Coming Soon: The First Case of Same-Sex Marriage-Related Immigration Fraud

By David North on May 12, 2014

We all have started hearing about same-sex divorces, so I suspect we will soon hear of a case of same-sex marriage/immigration fraud.

It will involve a citizen and an alien, married to each other in one of the states that currently permits it, followed by an effort to secure a conditional green card for the alien spouse, and then the discovery that the marriage was phony to begin with.

The headline writers will have a field day.

All this comes to mind because another immigration writer, Joe Whalen, an EB-5 consultant, sent me a link to news about another gender-related immigration matter.

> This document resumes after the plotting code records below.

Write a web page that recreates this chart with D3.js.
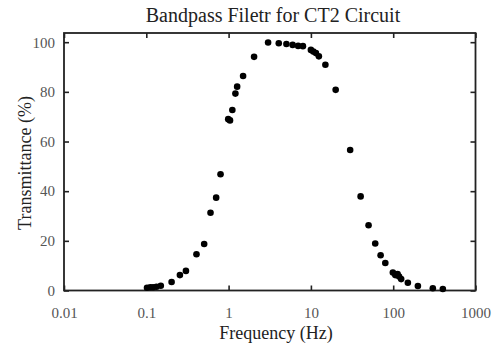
<!DOCTYPE html>
<html><head><meta charset="utf-8">
<script src="https://cdn.jsdelivr.net/npm/d3@7"></script>
<style>body{margin:0;background:#fff}svg{display:block}</style>
</head><body><svg id="c" width="499" height="347"></svg>
<script>
const frequency = [0.102,0.112,0.121,0.133,0.150,0.203,0.256,0.303,0.407,0.505,0.603,0.706,0.798,
  0.99,1.04,1.11,1.21,1.27,1.50,2.04,3.02,4.07,5.04,6.0,7.0,8.0,10.0,10.7,11.5,12.5,15.0,20.0,30.0,
  40.2,50.2,60.5,70.3,80.2,99.1,106,113,118,125,150.7,199.5,303,401];
const transmittance = [1.1,1.3,1.3,1.5,1.9,3.4,6.2,7.9,14.6,18.7,31.3,37.4,46.8,
  69.0,68.5,72.7,79.3,82.1,86.4,94.1,99.9,99.6,99.3,98.9,98.5,98.4,96.9,96.2,95.6,94.3,90.9,80.8,56.6,
  37.9,26.3,18.9,14.2,11.1,7.2,6.2,6.6,5.6,4.6,3.1,1.8,0.9,0.6];
const xTicks = [0.01,0.1,1,10,100,1000];
const xTickLabels = ["0.01","0.1","1","10","100","1000"];
const yTicks = [0,20,40,60,80,100];

const svg = d3.select("#c");
const L=64, R=475.5, T=33, B=290.5;
const x = d3.scaleLog().domain([0.01,1000]).range([L,R]);
const y = d3.scaleLinear().domain([0,103.7]).range([B,T]);
const font = "'Liberation Serif','Times New Roman',serif";

svg.append("text").attr("x",273).attr("y",22).attr("text-anchor","middle")
  .attr("font-family",font).attr("font-size",20).attr("fill","#222")
  .text("Bandpass Filetr for CT2 Circuit");

const g = svg.append("g");
g.append("g").attr("transform",`translate(0,${B})`)
  .call(d3.axisBottom(x).tickValues(xTicks).tickSize(-5).tickFormat((d,i)=>xTickLabels[i]).tickPadding(17))
  .call(a=>{a.select(".domain").remove();a.selectAll("line").attr("stroke","#222").attr("stroke-width",1.6);
    a.selectAll("text").attr("font-family",font).attr("font-size",15).attr("fill","#555");});
g.append("g").attr("transform",`translate(0,${T})`)
  .call(d3.axisTop(x).tickValues(xTicks).tickSize(-5).tickFormat(""))
  .call(a=>{a.select(".domain").remove();a.selectAll("line").attr("stroke","#222").attr("stroke-width",1.6);});
g.append("g").attr("transform",`translate(${L},0)`)
  .call(d3.axisLeft(y).tickValues(yTicks).tickSize(-5).tickPadding(9))
  .call(a=>{a.select(".domain").remove();a.selectAll("line").attr("stroke","#222").attr("stroke-width",1.6);
    a.selectAll("text").attr("font-family",font).attr("font-size",15).attr("fill","#555");});
g.append("g").attr("transform",`translate(${R},0)`)
  .call(d3.axisRight(y).tickValues(yTicks).tickSize(-5).tickFormat(""))
  .call(a=>{a.select(".domain").remove();a.selectAll("line").attr("stroke","#222").attr("stroke-width",1.6);});

svg.append("rect").attr("x",L).attr("y",T).attr("width",R-L).attr("height",B-T)
  .attr("fill","none").attr("stroke","#222").attr("stroke-width",1.8);

svg.append("g").selectAll("circle").data(frequency).join("circle")
  .attr("cx",d=>x(d)).attr("cy",(d,i)=>y(transmittance[i])).attr("r",3.3).attr("fill","#000");

svg.append("text").attr("x",276).attr("y",339).attr("text-anchor","middle")
  .attr("font-family",font).attr("font-size",18).attr("fill","#222").text("Frequency (Hz)");
svg.append("text").attr("transform","translate(31,163) rotate(-90)").attr("text-anchor","middle")
  .attr("font-family",font).attr("font-size",18).attr("fill","#222").text("Transmittance (%)");
</script></body></html>
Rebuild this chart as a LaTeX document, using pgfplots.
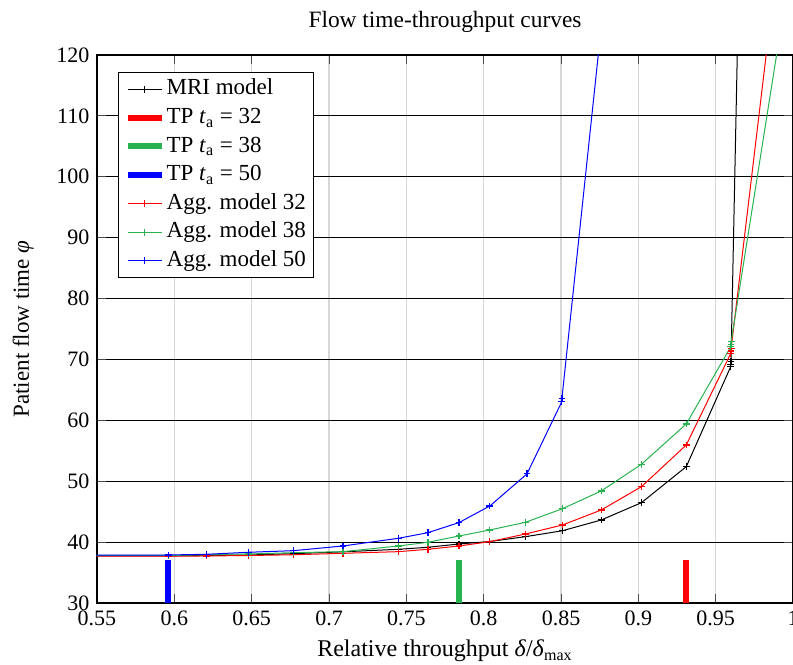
\documentclass[border=0pt]{standalone}
\usepackage{fontspec}
\setmainfont{Liberation Serif}
\usepackage{pgfplots}
\pgfplotsset{compat=1.18}
\definecolor{tpgreen}{RGB}{40,178,80}
\definecolor{gridgray}{RGB}{215,215,215}
\begin{document}
\fontsize{11}{13}\selectfont
\begin{tikzpicture}
\begin{axis}[
  scale only axis,
  width=348pt, height=274pt,
  xmin=0.55, xmax=1, ymin=30, ymax=120,
  xtick={0.55,0.6,...,1.0},
  ytick={30,40,...,120},
  /pgf/number format/assume math mode=true,
  ticklabel style={font=\fontsize{11}{13}\selectfont},
  xticklabels={0.55,0.6,0.65,0.7,0.75,0.8,0.85,0.9,0.95,1},
  tick align=inside,
  major tick style={black!70, thin},
  x grid style={gridgray, line width=0.8pt},
  y grid style={black, line width=0.5pt},
  xmajorgrids, ymajorgrids,
  axis line style={black, line width=0.6pt},
  title={Flow time-throughput curves},
  title style={at={(0.5,1)}, anchor=base, yshift=7.5pt, font=\fontsize{11.7}{13}\selectfont},
  xlabel={Relative throughput \textit{δ}/\textit{δ}\textsubscript{max}},
  xlabel style={at={(0.5,0)}, anchor=base, yshift=-27pt, font=\fontsize{12}{13}\selectfont},
  ylabel={Patient flow time \textit{φ}},
  ylabel style={at={(0,0.5)}, anchor=base, yshift=34pt, font=\fontsize{11.5}{13}\selectfont},
  legend style={at={(0.0302,0.969)}, anchor=north west, draw=black, line width=0.5pt,
    font=\fontsize{11.5}{13}\selectfont, inner xsep=3pt, inner ysep=2pt,
    nodes={inner sep=1pt, text height=8.2pt, text depth=2.6pt}, row sep=1.5pt},
  legend cell align=left,
  every axis plot/.append style={line width=0.5pt},
  mark options={solid, line width=0.6pt},
]
% MRI model
\addplot[black, mark=+, mark size=1.7pt] coordinates {
(0.52,37.75) (0.596,37.75) (0.621,37.78) (0.648,37.88) (0.677,38.1) (0.709,38.4)
(0.745,38.82) (0.764,39.15) (0.784,39.69) (0.804,40.1) (0.827,40.89) (0.851,41.87)
(0.876,43.63) (0.902,46.47) (0.931,52.39) (0.9597,68.8) (0.9598,69.2) (0.9599,69.6) (0.9655,139)};
\addlegendentry{MRI model}
% TP bars
\addplot[red, line width=3pt] coordinates {(0.9307,30) (0.9307,37)};
\addlegendentry{TP \textit{t}\textsubscript{a} = 32}
\addplot[tpgreen, line width=3pt] coordinates {(0.7839,30) (0.7839,37)};
\addlegendentry{TP \textit{t}\textsubscript{a} = 38}
\addplot[blue, line width=3pt] coordinates {(0.5961,30) (0.5961,37)};
\addlegendentry{TP \textit{t}\textsubscript{a} = 50}
% Agg models
\addplot[red, mark=+, mark size=1.7pt] coordinates {
(0.52,37.7) (0.596,37.7) (0.621,37.72) (0.648,37.8) (0.677,37.92) (0.709,38.16)
(0.745,38.43) (0.764,38.82) (0.784,39.36) (0.804,40.07) (0.827,41.33) (0.851,42.81)
(0.876,45.27) (0.902,49.1) (0.931,55.95) (0.9598,71.0) (0.9599,71.4) (0.96,71.8) (0.985,125)};
\addlegendentry{Agg. model 32}
\addplot[tpgreen, mark=+, mark size=1.7pt] coordinates {
(0.52,37.8) (0.596,37.8) (0.621,37.93) (0.648,38.05) (0.677,38.26) (0.709,38.43)
(0.745,39.36) (0.764,39.97) (0.784,41.0) (0.804,41.99) (0.827,43.25) (0.851,45.49)
(0.876,48.39) (0.902,52.78) (0.931,59.4) (0.9598,72.1) (0.9599,72.5) (0.96,72.9) (0.99,121)};
\addlegendentry{Agg. model 38}
\addplot[blue, mark=+, mark size=1.7pt] coordinates {
(0.52,37.85) (0.596,37.88) (0.621,38.0) (0.648,38.33) (0.677,38.59) (0.709,39.36)
(0.745,40.63) (0.764,41.55) (0.784,43.2) (0.804,45.93) (0.828,51.2) (0.8505,63.05)
(0.8506,63.6) (0.877,127)};
\addlegendentry{Agg. model 50}
\end{axis}
\pgfresetboundingbox
\path (current axis.south west) ++(-48.5pt,-31pt) coordinate (bbsw);
\path (current axis.north east) ++(0pt,27.5pt) coordinate (bbne);
\path[use as bounding box] (bbsw) rectangle (bbne);
\end{tikzpicture}
\end{document}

It was a decision made in April 2013 by the USCIS in-house appeals organization, the Administrative Appeals Office (AAO). The person involved wanted to use a naturalization form routinely used for name changes (N-565) for a slightly different purpose. To quote from the decision:

At the time of her birth and naturalization, the applicant's gender was identified as male, but she subsequently changed her gender to female and changed her name. The applicant seeks a new certification ... reflecting her changed name and gender.

USCIS staff said no, and AAO has ordered them to do what the Filipina wants.

Now that we have a breakthrough in that specific field, it is time to think about the first case of same-sex marriage-related immigration fraud.

My sense is that it will come to light, as so many of these do in the two-sex world, when the couple disagrees vehemently enough with each other for one of them to do something rash, which will take the matter into the open. Let's hope it is not one of those cases in which immigration/marriage fraud is linked to murder, a combination we have written about all too often in the past.

There is, incidentally, one potential form of same-sex marriage fraud that, without the couple's disagreement, will be almost impossible for even the most persistent USCIS investigators to break.

Here's the scenario: two straight males are roommates; one a citizen and the other an illegal alien. The alien fears deportation so the two get married and apply for a conditional residence card for him. If a USCIS agent comes to their residence to check on the situation, the agent will find both members of the couple at home, apparently friendly with each other, and the investigation collapses even after a site visit. Such visits are often useful in two-sex marriage fraud cases because they often show that one person — not two people — lives at the residence that was given on the application form, and that either there are no clothes in the closet for the other person, or that there are other indices of single inhabitation. There will be no such evidence in this situation.

Fortunately, I suspect that the imaginary scenario outlined above is rare in real life.